#### [TASK STATEMENT]
For this exercise, output only the lines between the "Write a Python" line and the "import seaborn as sns" line, both of them included, and skip all pictures.

[Records with drawing code]

⟨

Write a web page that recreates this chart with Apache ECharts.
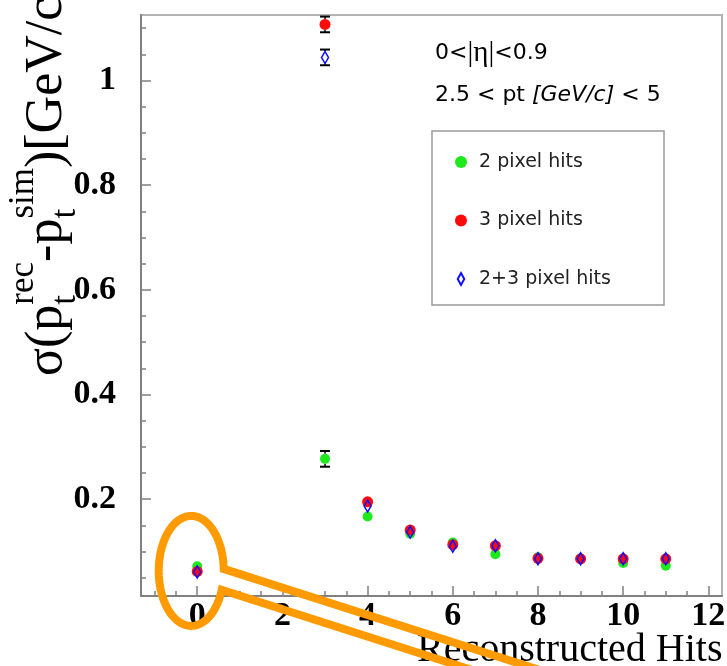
<!DOCTYPE html>
<html>
<head>
<meta charset="utf-8">
<script src="https://cdn.jsdelivr.net/npm/echarts@6/dist/echarts.min.js"></script>
<style>
  html, body { margin: 0; padding: 0; background: #ffffff; }
  #chart { width: 727px; height: 666px; }
</style>
</head>
<body>
<div id="chart"></div>
<script>
// Number of reconstructed hits on the track
const hits = [0, 3, 4, 5, 6, 7, 8, 9, 10, 11];

// Transverse-momentum resolution sigma(pt_rec - pt_sim) [GeV/c]
const twoPixel      = [0.072, 0.277, 0.167, 0.134, 0.117, 0.095, 0.089, 0.086, 0.078, 0.073];
const twoPixelErr   = [0.002, 0.015, 0.002, 0.002, 0.002, 0.002, 0.002, 0.002, 0.002, 0.002];
const threePixel    = [0.062, 1.107, 0.195, 0.141, 0.113, 0.111, 0.087, 0.086, 0.086, 0.086];
const threePixelErr = [0.002, 0.015, 0.002, 0.002, 0.002, 0.002, 0.002, 0.002, 0.002, 0.002];
const bothPixel     = [0.061, 1.044, 0.187, 0.137, 0.110, 0.111, 0.086, 0.086, 0.086, 0.086];
const bothPixelErr  = [0.002, 0.015, 0.002, 0.002, 0.002, 0.002, 0.002, 0.002, 0.002, 0.002];

const seriesNames = ['2 pixel hits', '3 pixel hits', '2+3 pixel hits'];

// Axis ticks
const xMajorTicks = [0, 2, 4, 6, 8, 10, 12];
const xMinorTicks = [-1, -0.5, 0.5, 1, 1.5, 2.5, 3, 3.5, 4.5, 5, 5.5, 6.5, 7, 7.5, 8.5, 9, 9.5, 10.5, 11, 11.5];
const yMajorTicks = [0.2, 0.4, 0.6, 0.8, 1];
const yMinorTicks = [0.05, 0.1, 0.15, 0.25, 0.3, 0.35, 0.45, 0.5, 0.55, 0.65, 0.7, 0.75, 0.85, 0.9, 0.95, 1.05, 1.1];

const X_MIN = -1.32, X_MAX = 12.32;
const Y_MIN = 0.015, Y_MAX = 1.125;

const SERIF = "'Liberation Serif', 'Times New Roman', serif";
const SANS = "'DejaVu Sans', sans-serif";
const AXIS_GREY = '#808080';

const measureCtx = document.createElement('canvas').getContext('2d');
function textWidth(str, font) { measureCtx.font = font; return measureCtx.measureText(str).width; }

const chart = echarts.init(document.getElementById('chart'), null, { renderer: 'canvas' });

// Error bars drawn outside the marker, ROOT style
function errorBars(values, errs, halfMarker) {
  return {
    type: 'custom',
    silent: true,
    z: 1,
    data: hits.map((h, i) => [h, values[i], errs[i]]),
    renderItem: function (params, api) {
      const x = api.value(0), y = api.value(1), e = api.value(2);
      const c = api.coord([x, y]);
      const yTop = api.coord([x, y + e])[1];
      const yBot = api.coord([x, y - e])[1];
      const children = [];
      const style = { stroke: '#000', lineWidth: 1.5 };
      if (c[1] - yTop > halfMarker) {
        children.push({ type: 'line', shape: { x1: c[0], y1: c[1] - halfMarker, x2: c[0], y2: yTop }, style });
        children.push({ type: 'line', shape: { x1: c[0] - 5, y1: yTop, x2: c[0] + 5, y2: yTop }, style: { stroke: '#000', lineWidth: 2 } });
      }
      if (yBot - c[1] > halfMarker) {
        children.push({ type: 'line', shape: { x1: c[0], y1: c[1] + halfMarker, x2: c[0], y2: yBot }, style });
        children.push({ type: 'line', shape: { x1: c[0] - 5, y1: yBot, x2: c[0] + 5, y2: yBot }, style: { stroke: '#000', lineWidth: 2 } });
      }
      return { type: 'group', children };
    }
  };
}

const diamondIcon = 'path://M3,0 L6,5.5 L3,11 L0,5.5 Z';
const xName = 'Reconstructed Hits';
const xNameFont = '40px ' + SERIF;

const option = {
  animation: false,
  backgroundColor: '#ffffff',
  grid: {
    left: 141, top: 15, width: 581, height: 581,
    containLabel: false, outerBoundsMode: 'none',
    show: true, borderColor: '#b4b4b4', borderWidth: 2
  },
  xAxis: [
    {
      type: 'value', min: X_MIN, max: X_MAX, position: 'bottom',
      axisLine: { show: true, onZero: false, lineStyle: { color: AXIS_GREY, width: 2 } },
      axisTick: { show: true, inside: true, length: 10, customValues: xMajorTicks, lineStyle: { color: AXIS_GREY, width: 1.5 } },
      axisLabel: { customValues: xMajorTicks, margin: 3, color: '#000', fontFamily: SERIF, fontWeight: 'bold', fontSize: 34 },
      splitLine: { show: false },
      name: xName, nameLocation: 'end',
      nameGap: -Math.round(textWidth(xName, xNameFont)),
      nameMoveOverlap: false,
      nameTextStyle: { fontFamily: SERIF, fontSize: 40, color: '#000', verticalAlign: 'top', padding: [34, 0, 0, 0] }
    },
    {
      type: 'value', min: X_MIN, max: X_MAX, position: 'bottom',
      axisLine: { show: false, onZero: false },
      axisTick: { show: true, inside: true, length: 5, customValues: xMinorTicks, lineStyle: { color: AXIS_GREY, width: 1.5 } },
      axisLabel: { show: false },
      splitLine: { show: false }
    }
  ],
  yAxis: [
    {
      type: 'value', min: Y_MIN, max: Y_MAX, position: 'left',
      axisLine: { show: true, onZero: false, lineStyle: { color: AXIS_GREY, width: 2 } },
      axisTick: { show: true, inside: true, length: 10, customValues: yMajorTicks, lineStyle: { color: AXIS_GREY, width: 1.5 } },
      axisLabel: { customValues: yMajorTicks, margin: 25, color: '#000', fontFamily: SERIF, fontWeight: 'bold', fontSize: 34 },
      splitLine: { show: false }
    },
    {
      type: 'value', min: Y_MIN, max: Y_MAX, position: 'left',
      axisLine: { show: false, onZero: false },
      axisTick: { show: true, inside: true, length: 5, customValues: yMinorTicks, lineStyle: { color: AXIS_GREY, width: 1.5 } },
      axisLabel: { show: false },
      splitLine: { show: false }
    }
  ],
  legend: {
    orient: 'vertical',
    left: 432, top: 131,
    padding: [21.5, 47, 16.5, 23],
    itemGap: 39.5,
    itemWidth: 26, itemHeight: 12,
    borderColor: '#999', borderWidth: 1.5,
    backgroundColor: '#ffffff',
    textStyle: { fontFamily: SANS, fontSize: 19, color: '#222', width: 138, lineHeight: 19 },
    data: [
      { name: seriesNames[0], icon: 'circle' },
      { name: seriesNames[1], icon: 'circle' },
      { name: seriesNames[2], icon: diamondIcon }
    ]
  },
  series: [
    errorBars(twoPixel, twoPixelErr, 5),
    errorBars(threePixel, threePixelErr, 5.5),
    errorBars(bothPixel, bothPixelErr, 6),
    {
      name: seriesNames[0], type: 'scatter', z: 2,
      symbol: 'circle', symbolSize: 10,
      itemStyle: { color: '#1de91d', opacity: 1 },
      data: hits.map((h, i) => [h, twoPixel[i]])
    },
    {
      name: seriesNames[1], type: 'scatter', z: 3,
      symbol: 'circle', symbolSize: 11,
      itemStyle: { color: '#ff0a0a', opacity: 1 },
      data: hits.map((h, i) => [h, threePixel[i]])
    },
    {
      name: seriesNames[2], type: 'scatter', z: 4,
      symbol: diamondIcon, symbolSize: [7, 12],
      itemStyle: { color: 'transparent', borderColor: '#1010ff', borderWidth: 1.6, opacity: 1 },
      data: hits.map((h, i) => [h, bothPixel[i]])
    }
  ]
};

chart.setOption(option);

// ---- Kinematic range annotations ----
function buildAnnotations() {
  return [
    {
      id: 'etaRange', type: 'text', left: 435, top: 39, z: 10,
      style: {
        text: '{a|0<}{b||η|}{a|<0.9}',
        rich: {
          a: { fontFamily: SANS, fontSize: 22, fill: '#000' },
          b: { fontFamily: SERIF, fontSize: 29, fill: '#000' }
        }
      }
    },
    {
      id: 'ptRange', type: 'text', left: 435, top: 84, z: 10,
      style: {
        text: '{a|2.5 < pt }{i|[GeV/c]}{a| < 5}',
        rich: {
          a: { fontFamily: SANS, fontSize: 22, fill: '#000' },
          i: { fontFamily: SANS, fontSize: 22, fontStyle: 'italic', fill: '#000' }
        }
      }
    }
  ];
}

// ---- Rotated y-axis title with sub/superscripts ----
function buildYTitle() {
  const F = 52, f = 35;
  const big = F + 'px ' + SERIF;
  const small = f + 'px ' + SERIF;
  const parts = [];
  let x = 0;
  const addMain = (t) => { parts.push({ t, x, y: 0, font: big }); x += textWidth(t, big); };
  const addSubSup = (sub, sup) => {
    parts.push({ t: sub, x, y: 0.36 * F, font: small });
    parts.push({ t: sup, x, y: -0.45 * F, font: small });
    x += Math.max(textWidth(sub, small), textWidth(sup, small));
  };
  addMain('σ(p');
  addSubSup('t', 'rec');
  addMain('-p');
  addSubSup('t', 'sim');
  addMain(')[GeV/c]');
  return {
    id: 'yTitle', type: 'group', x: 47, y: 376, rotation: Math.PI / 2, z: 10,
    children: parts.map((p, i) => ({
      id: 'yTitlePart' + i, type: 'text', x: p.x, y: p.y,
      style: { text: p.t, font: p.font, fill: '#000', align: 'left', verticalAlign: 'middle' }
    }))
  };
}

// ---- Orange callout (ellipse with a pointer tail) around the first data point ----
function buildCallout() {
  const p = chart.convertToPixel({ xAxisIndex: 0, yAxisIndex: 0 }, [hits[0], bothPixel[0]]);
  const cx = p[0] - 6, cy = p[1] - 1;
  const rx = 32.5, ry = 55;
  const a0 = Math.asin(-2 / ry);   // upper junction angle (screen coords)
  const a1 = Math.asin(19 / ry);   // lower junction angle
  const slope = 0.32, run = 420;
  const pts = [];
  const ux = cx + rx * Math.cos(a0), uy = cy + ry * Math.sin(a0);
  const lx = cx + rx * Math.cos(a1), ly = cy + ry * Math.sin(a1);
  pts.push([ux + run, uy + run * slope]);
  // the long way round: over the top, down the left side, back along the bottom
  const start = a0, end = a1 - 2 * Math.PI;
  const steps = 120;
  for (let k = 0; k <= steps; k++) {
    const t = start + (end - start) * k / steps;
    pts.push([cx + rx * Math.cos(t), cy + ry * Math.sin(t)]);
  }
  pts.push([lx + run, ly + run * slope]);
  return {
    id: 'callout', type: 'polyline', z: 20, silent: true,
    shape: { points: pts },
    style: { fill: null, stroke: '#ff9a00', lineWidth: 8, lineJoin: 'miter' }
  };
}

chart.setOption({ graphic: buildAnnotations().concat([buildYTitle(), buildCallout()]) });
</script>
</body>
</html>
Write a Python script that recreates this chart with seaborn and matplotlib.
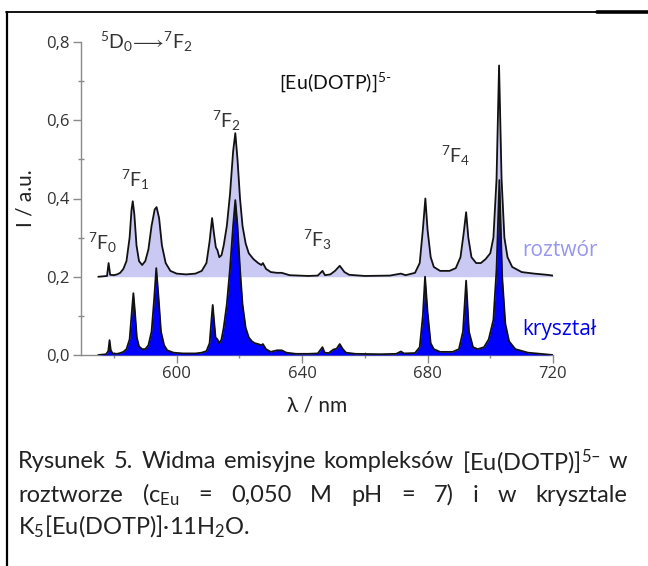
import numpy as np
import matplotlib
matplotlib.use("Agg")
import matplotlib.pyplot as plt
import seaborn as sns

# emission spectrum: crystal (baseline 0)
crystal_wl = [575, 577.5, 578.2, 578.6, 579.0, 579.6, 581, 582, 583, 584, 585, 585.7, 586.2, 586.7,
              587.3, 588, 589, 590, 591, 592, 592.8, 593.5, 594.2, 595, 596, 597, 599, 602, 606,
              608, 609.5, 610.5, 611.2, 611.5, 611.9, 612.4, 613, 613.6, 614.3, 615, 616, 617,
              618, 618.7, 619.4, 620.2, 621, 622, 623, 624, 625, 626, 627, 627.5, 628.5, 630,
              632, 633.5, 635, 638, 642, 645, 646.5, 647.2, 648.5, 650, 651, 652, 653, 654, 657,
              665, 670, 671.5, 672.5, 676, 677.5, 678.5, 679.2, 680, 681, 682, 684, 688, 690,
              691.3, 692.3, 693.2, 694.5, 696, 698, 699.5, 701, 702, 702.9, 703.8, 704.8, 706,
              708, 712, 716, 720]
crystal_int = [0.0, 0.002, 0.01, 0.038, 0.012, 0.004, 0.003, 0.005, 0.008, 0.015, 0.04, 0.11, 0.158,
               0.11, 0.045, 0.022, 0.015, 0.015, 0.025, 0.06, 0.14, 0.222, 0.15, 0.06, 0.025, 0.012,
               0.006, 0.004, 0.004, 0.006, 0.01, 0.03, 0.1, 0.128, 0.09, 0.045, 0.04, 0.03, 0.04,
               0.07, 0.13, 0.22, 0.33, 0.396, 0.33, 0.22, 0.13, 0.07, 0.045, 0.035, 0.03, 0.028,
               0.025, 0.028, 0.015, 0.008, 0.012, 0.012, 0.006, 0.003, 0.003, 0.004, 0.02, 0.006,
               0.005, 0.014, 0.016, 0.028, 0.015, 0.006, 0.003, 0.002, 0.003, 0.009, 0.004, 0.005,
               0.02, 0.1, 0.2, 0.11, 0.03, 0.015, 0.008, 0.008, 0.015, 0.06, 0.19, 0.06, 0.02,
               0.015, 0.02, 0.04, 0.09, 0.22, 0.447, 0.2, 0.08, 0.035, 0.015, 0.006, 0.003, 0.0]

# solution spectrum (drawn shifted up by 0.2)
solution_wl = [575, 577.8, 578.3, 578.8, 580, 581, 582, 583, 584, 585, 585.6, 586, 586.5, 587.2, 588,
               589, 590, 591, 592, 593, 593.6, 594.4, 595.3, 596.5, 598, 600, 603, 606, 608, 609.5,
               610.5, 611.3, 611.9, 612.5, 613, 613.6, 614.3, 615, 616, 617, 618, 618.7, 619.4,
               620.2, 621, 622, 623, 624.5, 626, 627, 627.5, 628.5, 630, 632, 633.5, 636, 642, 645,
               646.5, 647.3, 649, 650.5, 652, 653.5, 655, 660, 668, 671.5, 673, 676, 677.5, 678.5,
               679.3, 680, 681, 682, 684, 687, 689, 690.5, 691.5, 692.3, 693, 694, 695.5, 697,
               698.5, 700, 701, 702, 702.8, 703.6, 704.5, 705.5, 707, 710, 714, 718, 720]
solution_int = [0.0, 0.002, 0.035, 0.005, 0.004, 0.006, 0.01, 0.02, 0.04, 0.1, 0.17, 0.193, 0.16, 0.08,
                0.04, 0.03, 0.04, 0.07, 0.13, 0.172, 0.178, 0.15, 0.08, 0.035, 0.015, 0.008, 0.006,
                0.008, 0.015, 0.035, 0.09, 0.15, 0.11, 0.075, 0.068, 0.05, 0.055, 0.08, 0.13, 0.21,
                0.32, 0.367, 0.3, 0.2, 0.13, 0.085, 0.06, 0.045, 0.035, 0.03, 0.035, 0.02, 0.012,
                0.01, 0.01, 0.004, 0.002, 0.003, 0.015, 0.004, 0.006, 0.015, 0.028, 0.012, 0.005,
                0.002, 0.003, 0.008, 0.004, 0.01, 0.035, 0.12, 0.2, 0.12, 0.05, 0.025, 0.015, 0.015,
                0.022, 0.05, 0.11, 0.165, 0.1, 0.05, 0.035, 0.035, 0.045, 0.06, 0.1, 0.25, 0.54,
                0.25, 0.1, 0.05, 0.025, 0.012, 0.008, 0.005, 0.003]
solution_offset = 0.2

x_ticks = [600, 640, 680, 720]
x_minor = [580, 620, 660, 700]
y_ticks = [0.0, 0.2, 0.4, 0.6, 0.8]
y_tick_labels = ["0,0", "0,2", "0,4", "0,6", "0,8"]
y_minor = [0.1, 0.3, 0.5, 0.7]

peak_labels = [r"$^7$F$_0$", r"$^7$F$_1$", r"$^7$F$_2$", r"$^7$F$_3$", r"$^7$F$_4$"]
peak_label_pos = [(576.4, 0.286), (586.9, 0.447), (616.0, 0.598), (645.0, 0.294), (688.8, 0.51)]

sns.set_theme(style="white")
plt.rcParams["font.family"] = ["Lato", "DejaVu Sans"]
plt.rcParams["mathtext.fontset"] = "custom"
plt.rcParams["mathtext.rm"] = "Lato"
plt.rcParams["mathtext.it"] = "Lato:italic"
plt.rcParams["mathtext.bf"] = "Lato:bold"

W, H = 648, 566
fig = plt.figure(figsize=(W / 100, H / 100), dpi=100)
ax = fig.add_axes([81 / W, (H - 355) / H, 472 / W, 313 / H])

sol_y = np.array(solution_int) + solution_offset
ax.fill_between(solution_wl, solution_offset, sol_y, color="#c9c9f3", lw=0, zorder=1)
sns.lineplot(x=solution_wl, y=sol_y, ax=ax, color="#111111", lw=1.3, sort=False,
             estimator=None, zorder=2)
ax.fill_between(crystal_wl, 0, crystal_int, color="#0000ff", lw=0, zorder=3)
sns.lineplot(x=crystal_wl, y=crystal_int, ax=ax, color="#111111", lw=1.3, sort=False,
             estimator=None, zorder=4)

ax.set_xlim(569.5, 720)
ax.set_ylim(0, 0.8)
ax.set_xticks(x_ticks)
ax.set_xticks(x_minor, minor=True)
ax.set_yticks(y_ticks)
ax.set_yticklabels(y_tick_labels)
ax.set_yticks(y_minor, minor=True)
for s in ["top", "right"]:
    ax.spines[s].set_visible(False)
for s in ["left", "bottom"]:
    ax.spines[s].set_color("#8a8a8a")
    ax.spines[s].set_linewidth(1.0)
ax.tick_params(which="major", direction="out", length=6, width=1, color="#8a8a8a",
               labelsize=12, labelcolor="#333333", pad=2, left=True, bottom=True)
ax.tick_params(which="minor", direction="inout", length=5, width=1, color="#8a8a8a",
               left=True, bottom=True)
for lab in ax.get_xticklabels() + ax.get_yticklabels():
    lab.set_family(["Open Sans", "DejaVu Sans"])

ax.set_xlabel("λ / nm", fontsize=15, color="#222222", labelpad=10)
ax.set_ylabel("I / a.u.", fontsize=15, color="#222222", labelpad=8)

for lab, (px, py) in zip(peak_labels, peak_label_pos):
    ax.text(px, py, lab, fontsize=14, color="#333333", ha="center", va="center")
ax.text(575.4, 0.80, r"$^5$D$_0\!\longrightarrow\!^7$F$_2$", fontsize=14, color="#333333",
        ha="left", va="center")
ax.text(632.5, 0.697, r"[Eu(DOTP)]$^{5\text{-}}$", fontsize=14, color="#111111",
        ha="left", va="center")
ax.text(710.2, 0.268, "roztwór", fontsize=15, color="#9797ee", ha="left", va="center",
        family=["Open Sans", "DejaVu Sans"])
ax.text(710.2, 0.064, "kryształ", fontsize=15, color="#0000ee", ha="left", va="center",
        family=["Open Sans", "DejaVu Sans"])

# frame around the figure
fig.add_artist(plt.Line2D([7 / W, 7 / W], [0, (H - 12) / H], transform=fig.transFigure,
                          color="black", lw=1.6))
fig.add_artist(plt.Line2D([6 / W, 597 / W], [(H - 12) / H] * 2, transform=fig.transFigure,
                          color="black", lw=1.3))
fig.add_artist(plt.Line2D([597 / W, 1], [(H - 12) / H] * 2, transform=fig.transFigure,
                          color="black", lw=2.6))

# caption, justified like the source text
cap_lines = [
    ["Rysunek", "5.", "Widma", "emisyjne", "kompleksów", r"[Eu(DOTP)]$^{5–}$", "w"],
    ["roztworze", r"(c$_{\mathrm{Eu}}$", "=", "0,050", "M", "pH", "=", "7)", "i", "w", "krysztale"],
    [r"K$_5$[Eu(DOTP)]·11H$_2$O."],
]
cap_y = [462, 495, 527]
x_left, x_right = 18, 627
renderer = fig.canvas.get_renderer()
for words, yy in zip(cap_lines, cap_y):
    texts = [fig.text(0, (H - yy) / H, w, fontsize=17, color="#222222", va="center",
                      ha="left") for w in words]
    widths = [t.get_window_extent(renderer).width for t in texts]
    if len(words) > 1:
        gap = max((x_right - x_left - sum(widths)) / (len(words) - 1), 3)
    else:
        gap = 0
    pos = x_left
    for t, w in zip(texts, widths):
        t.set_x(pos / W)
        pos += w + gap

fig.savefig("out.png", dpi=100)
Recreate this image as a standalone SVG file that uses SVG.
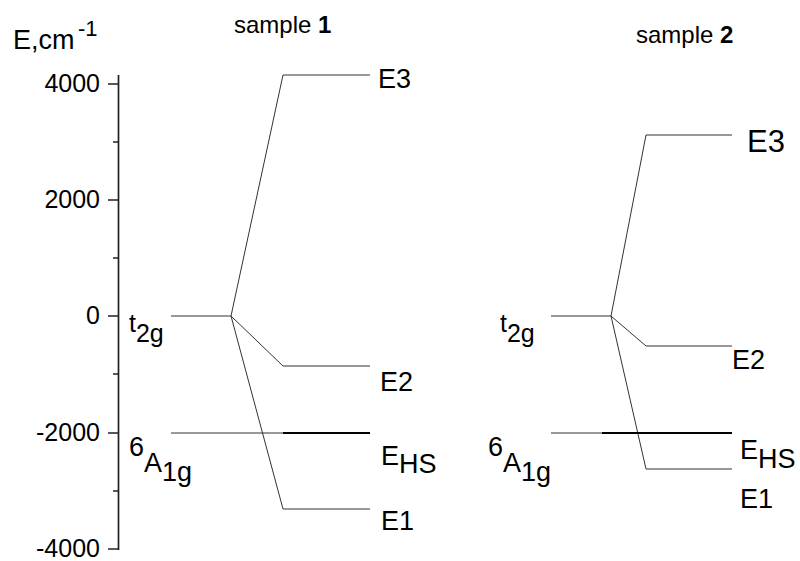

⟩

#### [SOLUTION BELOW]
Write a Python script that recreates this chart with seaborn and matplotlib.
import numpy as np
import matplotlib
matplotlib.use("Agg")
import matplotlib.pyplot as plt
import seaborn as sns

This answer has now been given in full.